One more quote, my favorite in the entire book. The context is a call to action, not merely a tolerant apathy toward these issues.  Piper says,

“[Apathy] is the inability to be shocked into action by the steady-state lostness and suffering of the world. It is the emptiness that comes from thinking of godliness as the avoidance of doing bad things instead of the aggressive pursuit of doing good things.  If that were God’s intention for the godliness of his people, why would Paul say, “All who desire to live a godly life in Christ Jesus will be persecuted” (2 Tim. 3:12)? People who stay at home and watch clean videos don’t get persecuted. Godliness must mean something more public, more aggressively good.  In fact, the aim of the gospel is the creation of people who are passionate for doing good rather than settling for the passionless avoidance of evil. “[Christ] gave himself for us . . . to purify for himself a people for his own possession who are zealous for good works” (Titus 2:14).  The gospel produces people who are created for good works (Eph.2:10), and have a reputation for good works (1 Tim. 5:10), and are rich in good works (1 Tim. 6:18), and present a model of good works (Titus 2:7), and devote themselves to good works (Titus 3:8, 14), and stir each other up to good works (Heb. 10:24).” (page 101)

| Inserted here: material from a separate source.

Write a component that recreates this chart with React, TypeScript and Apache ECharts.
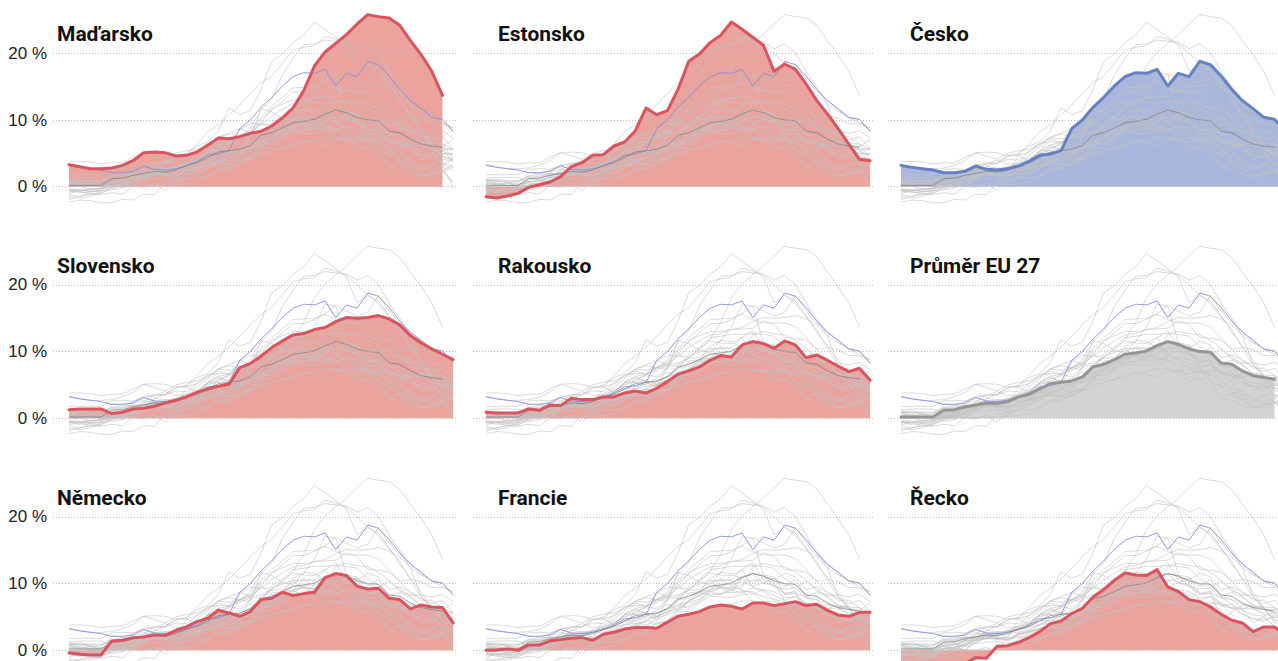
import { useEffect, useRef } from 'react';
import * as echarts from 'echarts';

// Monthly HICP inflation, Sep 2020 – Sep 2023 (index 0 = 2020-09)
const MONTHS = ['2020-09','2020-10','2020-11','2020-12','2021-01','2021-02','2021-03','2021-04','2021-05','2021-06','2021-07','2021-08','2021-09','2021-10','2021-11','2021-12','2022-01','2022-02','2022-03','2022-04','2022-05','2022-06','2022-07','2022-08','2022-09','2022-10','2022-11','2022-12','2023-01','2023-02','2023-03','2023-04','2023-05','2023-06','2023-07','2023-08','2023-09'];

const Y_TICKS = [0, 10, 20];

const HU = [3.3,3.0,2.7,2.7,2.8,3.2,3.9,5.1,5.2,5.1,4.6,4.7,5.2,6.2,7.3,7.2,7.5,8.0,8.3,9.1,10.3,11.8,14.4,18.1,20.2,21.5,22.8,24.4,25.8,25.5,25.3,24.2,21.9,19.8,17.3,13.7];
const EE = [-1.5,-1.7,-1.4,-1.0,-0.1,0.3,0.7,1.5,3.0,3.6,4.7,4.8,6.1,6.7,8.4,11.8,10.8,11.4,14.6,18.8,19.9,21.6,22.7,24.7,23.6,22.4,21.2,17.3,18.4,17.6,15.4,12.9,10.9,8.7,6.4,4.1,3.9];
const CZ = [3.2,2.9,2.7,2.5,2.1,2.1,2.3,3.1,2.6,2.5,2.7,3.1,3.8,4.7,4.9,5.4,8.7,10.0,11.9,13.4,15.1,16.5,17.1,17.0,17.6,15.1,17.0,16.5,18.8,18.3,16.6,14.6,12.9,11.7,10.4,10.1,8.3];
const SK = [1.3,1.4,1.4,1.4,0.7,0.9,1.4,1.5,1.8,2.3,2.7,3.2,3.9,4.4,4.8,5.1,7.6,8.2,9.3,10.6,11.6,12.5,12.7,13.3,13.6,14.5,15.1,15.0,15.1,15.4,14.9,14.0,12.4,11.3,10.4,9.6,8.8];
const AT = [0.9,0.8,0.8,0.8,1.4,1.2,2.0,1.9,3.0,2.8,2.8,3.2,3.2,3.8,4.1,3.8,4.5,5.5,6.6,7.1,7.7,8.7,9.4,9.2,11.0,11.5,11.2,10.5,11.6,11.0,9.1,9.5,8.7,7.8,7.0,7.5,5.7];
const EU = [0.2,0.2,0.2,0.2,1.2,1.3,1.7,2.0,2.3,2.2,2.5,3.2,3.6,4.4,5.2,5.4,5.6,6.2,7.7,8.1,8.8,9.6,9.8,10.1,10.9,11.5,11.1,10.4,10.0,9.9,8.3,8.1,7.1,6.4,6.1,5.9];
const DE = [-0.4,-0.6,-0.7,-0.7,1.4,1.5,1.9,2.0,2.3,2.2,3.0,3.5,4.3,4.8,6.0,5.6,5.1,5.8,7.6,7.8,8.7,8.2,8.5,8.7,10.9,11.5,11.2,9.6,9.2,9.3,7.8,7.6,6.2,6.8,6.5,6.4,4.1];
const FR = [0.0,0.0,0.2,0.0,0.8,0.8,1.4,1.6,1.8,1.9,1.5,2.4,2.7,3.2,3.4,3.4,3.3,4.2,5.1,5.4,5.8,6.5,6.8,6.6,6.2,7.1,7.1,6.7,7.0,7.3,6.7,6.9,6.0,5.3,5.1,5.7,5.7];
const GR = [-2.3,-2.0,-2.1,-2.4,-2.4,-1.9,-2.0,-1.1,-1.2,0.6,0.7,1.2,1.9,2.8,4.0,4.4,5.5,6.3,8.0,9.1,10.5,11.6,11.3,11.2,12.1,9.5,8.8,7.6,7.3,6.5,5.4,4.5,4.1,2.8,3.5,3.5,2.4];
const LT = [1.1,0.9,0.8,0.0,0.2,0.5,1.6,2.4,3.5,3.5,4.5,5.0,6.4,8.2,9.3,10.7,12.3,14.0,15.6,16.6,18.5,20.5,20.9,21.1,22.5,22.1,21.4,20.0,18.5,17.2,15.2,13.3,10.5,8.0,6.2,4.6,4.1];
const LV = [-0.4,-0.4,-0.7,-0.5,-0.5,-0.2,0.6,1.9,2.6,2.7,2.7,3.7,4.7,6.0,7.4,7.9,7.5,8.8,11.5,13.1,16.8,19.2,21.3,21.4,22.0,21.8,21.7,20.7,21.4,20.1,17.2,15.0,12.3,8.1,6.3,5.6,3.7];
const NL = [1.0,1.1,0.9,0.9,1.6,1.9,1.9,1.7,2.0,1.7,1.4,2.7,3.0,3.7,5.9,6.4,7.6,7.3,11.7,11.2,10.2,9.9,11.6,13.7,17.1,16.8,11.3,11.0,8.4,8.9,4.5,5.8,6.8,6.4,5.3,3.4,-0.3];
const PL = [3.8,3.8,3.7,3.4,3.6,3.6,4.4,5.1,4.6,4.1,5.0,5.4,5.6,6.4,7.4,8.0,8.7,8.1,10.2,11.4,12.8,14.2,14.2,14.8,15.7,16.9,16.1,15.3,15.9,18.4,16.1,14.3,13.0,11.5,10.3,10.1,8.2];
const BG = [0.9,0.9,0.6,0.0,-0.3,0.1,0.8,2.0,1.8,2.4,3.0,2.5,4.0,5.2,6.3,6.6,7.7,8.4,10.5,12.1,13.4,14.8,14.9,15.0,15.6,14.8,14.3,14.3,14.3,13.7,12.1,10.3,8.7,7.5,7.5,6.4,5.6];
const RO = [1.8,1.8,1.8,1.8,2.6,2.7,2.6,3.1,3.6,3.5,4.1,4.0,5.2,6.5,6.7,6.7,7.2,7.9,9.6,11.7,12.4,13.0,13.0,13.3,13.4,13.5,14.6,14.1,12.1,12.0,11.7,10.4,10.6,10.3,9.4,9.4,8.8];
const BE = [0.9,0.3,0.6,0.4,0.6,0.3,1.6,2.0,2.1,2.7,1.8,4.7,3.9,5.4,7.1,6.6,8.5,9.5,9.3,9.3,9.9,10.5,10.4,10.5,12.1,13.1,10.5,10.2,7.4,5.4,4.9,3.3,2.7,1.6,1.7,2.4,0.7];
const HR = [0.0,0.1,-0.4,-0.2,0.2,0.9,1.4,2.4,2.5,2.1,2.8,3.1,3.5,3.9,4.5,5.2,5.5,6.3,7.3,9.6,10.7,12.1,12.3,12.6,12.6,12.7,13.0,12.7,12.5,11.7,10.5,8.9,8.3,8.3,8.0,8.4,7.3];
const SI = [-0.5,-0.7,-1.1,-1.2,-0.9,-1.1,0.1,1.6,2.2,1.9,1.8,2.1,2.7,3.2,4.9,5.1,6.0,7.0,6.0,7.4,8.7,10.8,11.7,11.5,10.6,10.3,10.8,10.8,9.9,9.4,10.4,9.2,8.1,6.6,6.2,6.0,7.1];
const ES = [-0.6,-0.9,-0.8,-0.6,0.4,-0.1,1.2,2.0,2.4,2.5,2.9,3.3,4.0,5.4,5.5,6.6,6.2,7.6,9.8,8.3,8.5,10.0,10.7,10.5,9.0,7.3,6.7,5.5,5.9,6.0,3.1,3.8,2.9,1.6,2.1,2.4,3.3];
const IT = [-1.0,-0.6,-0.3,-0.3,0.7,1.0,0.6,1.0,1.2,1.3,1.0,2.5,2.9,3.2,3.9,4.2,5.1,6.2,6.8,6.3,7.3,8.5,8.4,9.1,9.4,12.6,12.6,12.3,10.7,9.8,8.1,8.7,8.0,6.7,6.3,5.5,5.6];
const IE = [-1.2,-1.5,-1.0,-1.0,-0.1,0.3,0.1,1.1,1.9,1.6,2.2,3.0,3.8,5.1,5.4,5.7,5.0,5.7,6.9,7.3,8.3,9.6,9.6,9.0,8.6,9.4,9.0,8.2,7.5,8.1,7.0,6.3,5.4,4.8,4.6,4.9,5.0];
const PT = [-0.7,-0.6,-0.5,-0.3,0.2,0.3,0.1,-0.1,0.5,-0.6,1.0,1.3,1.3,1.8,2.6,2.8,3.4,4.4,5.5,7.4,8.1,9.0,9.4,9.3,9.8,10.6,10.2,9.8,8.6,8.6,8.0,6.9,5.4,4.7,4.3,5.3,4.8];
const CY = [-1.9,-1.4,-1.1,-0.8,0.2,0.5,0.9,1.2,2.4,2.2,2.7,3.1,3.6,4.4,4.4,4.8,5.0,5.8,6.2,8.6,8.8,9.0,10.6,9.6,9.0,8.6,8.1,7.6,6.8,6.7,6.1,3.9,3.6,2.8,2.4,3.1,4.3];
const MT = [0.7,0.6,0.2,0.2,0.2,0.1,0.1,0.1,0.2,0.2,0.3,0.4,0.7,1.6,2.4,2.6,4.1,4.2,4.5,5.4,5.8,6.1,6.8,7.0,7.4,7.4,7.2,7.3,6.8,7.0,7.1,6.4,6.3,6.2,5.6,5.0,4.8];
const LU = [-0.6,-0.6,-0.3,-0.3,2.2,1.9,2.5,3.3,3.3,4.0,3.4,3.5,4.0,5.3,6.3,5.4,4.6,7.8,7.9,9.0,9.1,10.3,9.3,8.6,8.8,8.8,7.3,6.2,5.8,4.8,2.9,2.7,2.0,1.5,2.0,2.2,3.0];
const DK = [0.5,0.5,0.2,0.3,0.6,0.3,1.0,1.4,1.7,1.8,0.3,1.7,2.4,3.2,3.8,3.4,4.9,5.3,6.0,7.4,8.2,9.1,9.6,10.0,11.1,11.4,10.1,9.6,8.4,8.5,6.9,5.4,3.1,2.5,3.4,2.5,0.6];
const FI = [0.5,0.3,0.1,0.2,1.0,1.1,1.8,2.1,2.3,1.9,1.8,1.9,2.1,2.8,3.5,3.2,4.1,4.4,5.8,5.8,7.1,8.1,8.0,7.9,8.4,8.4,9.1,8.8,7.9,8.0,6.7,6.3,6.1,4.1,5.0,3.6,3.0];
const SE = [0.3,0.3,0.5,0.6,1.6,1.6,2.1,2.7,2.2,1.8,1.6,2.4,2.8,3.3,3.6,4.5,3.9,4.4,6.3,6.6,7.5,8.9,8.3,9.8,10.3,9.6,10.1,10.8,9.6,10.6,8.1,7.6,6.9,6.4,6.4,4.5,4.0];

const COUNTRIES: Record<string, number[]> = { HU, EE, CZ, SK, AT, DE, FR, GR, LT, LV, NL, PL, BG, RO, BE, HR, SI, ES, IT, IE, PT, CY, MT, LU, DK, FI, SE };
const SERIES_BY_KEY: Record<string, number[]> = { ...COUNTRIES, EU };

const PANELS = [
  { title: 'Maďarsko', key: 'HU', theme: 'red' },
  { title: 'Estonsko', key: 'EE', theme: 'red' },
  { title: 'Česko', key: 'CZ', theme: 'blue' },
  { title: 'Slovensko', key: 'SK', theme: 'red' },
  { title: 'Rakousko', key: 'AT', theme: 'red' },
  { title: 'Průměr EU 27', key: 'EU', theme: 'grey' },
  { title: 'Německo', key: 'DE', theme: 'red' },
  { title: 'Francie', key: 'FR', theme: 'red' },
  { title: 'Řecko', key: 'GR', theme: 'red' },
];

const THEMES: Record<string, { line: string; fill: string }> = {
  red: { line: '#d9545f', fill: '#eba39e' },
  blue: { line: '#6481c2', fill: '#aab7dd' },
  grey: { line: '#959595', fill: '#d3d3d3' },
};

// layout (pixels)
const COL_DATA_X = [69, 486, 901];
const COL_PAD_L = [16, 13, 13];
const TITLE_X = [57, 498, 910];
const STEP = 10.67;
const PAD_R = 3.5;
const ROW_ZERO_Y = [186.7, 418.3, 650.3];
const PX_PER_UNIT = 6.67;
const Y_MIN = -3;
const Y_MAX = 27;
const FONT = "'Liberation Sans', Arial, Helvetica, sans-serif";
const TITLE_FONT = "Roboto, 'Liberation Sans', Arial, sans-serif";

const toXY = (arr: number[]) => arr.map((v, i) => [i, v]);

function buildOption() {
  const grid: any[] = [];
  const xAxis: any[] = [];
  const yAxis: any[] = [];
  const series: any[] = [];
  const graphic: any[] = [];
  const last = MONTHS.length - 1;

  PANELS.forEach((p, k) => {
    const r = Math.floor(k / 3);
    const c = k % 3;
    const th = THEMES[p.theme];
    grid.push({
      left: COL_DATA_X[c] - COL_PAD_L[c],
      top: ROW_ZERO_Y[r] - Y_MAX * PX_PER_UNIT,
      width: COL_PAD_L[c] + last * STEP + PAD_R,
      height: (Y_MAX - Y_MIN) * PX_PER_UNIT,
      containLabel: false,
    });
    xAxis.push({
      type: 'value', gridIndex: k,
      min: -COL_PAD_L[c] / STEP, max: last + PAD_R / STEP,
      show: false,
    });
    yAxis.push({
      type: 'value', gridIndex: k, min: Y_MIN, max: Y_MAX,
      axisLine: { show: false }, axisTick: { show: false }, splitLine: { show: false },
      axisLabel: c === 0
        ? { show: true, customValues: Y_TICKS, formatter: (v: number) => `${v} %`, fontSize: 17, color: '#222', margin: 6, fontFamily: FONT }
        : { show: false },
    });
    const hl = SERIES_BY_KEY[p.key];
    const base = { type: 'line', xAxisIndex: k, yAxisIndex: k, symbol: 'none', silent: true, emphasis: { disabled: true } };
    // gridlines
    series.push({
      ...base, data: toXY(hl), z: 1, lineStyle: { opacity: 0, width: 0 },
      markLine: {
        silent: true, symbol: 'none', label: { show: false },
        lineStyle: { type: [1, 2], color: '#bdbdbd', width: 1 },
        data: Y_TICKS.map((v) => ({ yAxis: v })),
      },
    });
    // highlighted area
    series.push({ ...base, data: toXY(hl), z: 2, lineStyle: { width: 0, opacity: 0 }, areaStyle: { color: th.fill, opacity: 1 } });
    // background countries
    Object.keys(COUNTRIES).forEach((key) => {
      if (key === 'CZ' || key === p.key) return;
      series.push({ ...base, data: toXY(COUNTRIES[key]), z: 3, lineStyle: { color: '#c4c4c4', width: 1, opacity: 0.62 } });
    });
    if (p.key !== 'CZ') {
      series.push({ ...base, data: toXY(CZ), z: 4, lineStyle: { color: '#8590da', width: 1, opacity: 0.9 } });
    }
    if (p.key !== 'EU') {
      series.push({ ...base, data: toXY(EU), z: 4, lineStyle: { color: '#7a7a7a', width: 1, opacity: 0.7 } });
    }
    series.push({ ...base, data: toXY(hl), z: 5, lineStyle: { color: th.line, width: 3, cap: 'round', join: 'round' } });

    graphic.push({
      type: 'text', x: TITLE_X[c], y: ROW_ZERO_Y[r] - 152.5,
      style: { text: p.title, font: `bold 21px ${TITLE_FONT}`, fill: '#111', verticalAlign: 'middle', align: 'left' },
      silent: true,
    });
  });

  return { animation: false, backgroundColor: '#fff', grid, xAxis, yAxis, series, graphic };
}

export default function App() {
  const ref = useRef<HTMLDivElement>(null);
  useEffect(() => {
    if (!ref.current) return;
    const chart = echarts.init(ref.current, undefined, { renderer: 'svg' });
    chart.setOption(buildOption() as any);
    return () => chart.dispose();
  }, []);
  return <div ref={ref} style={{ position: 'fixed', left: 0, top: 0, width: 1300, height: 700, background: '#fff' }} />;
}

By time I finished the last chapter, my heart was convicted.  I saw within myself a racism that had been covered over by shallow excuses and ignorant denials.  God used this book to reveal many things I simply had not thought about before simply because I never bothered to.  I never harbored hate toward those of another ethnicity (and by the way, the discussion in this book about race as opposed to ethnicity is fascinating) but I never bothered to give much thought to any other race but my own.  That is selfish, unloving, and dare I say it, racist.

This short review doesn’t even scratch the surface of the issues covered in this book.  But I hope these few words stir up a curiosity and a desire to want to read more and delve into the depths of the issues raised in this book.

Don’t waste any more time reading this silly review, go out and read the book for yourself.  You won’t regret it!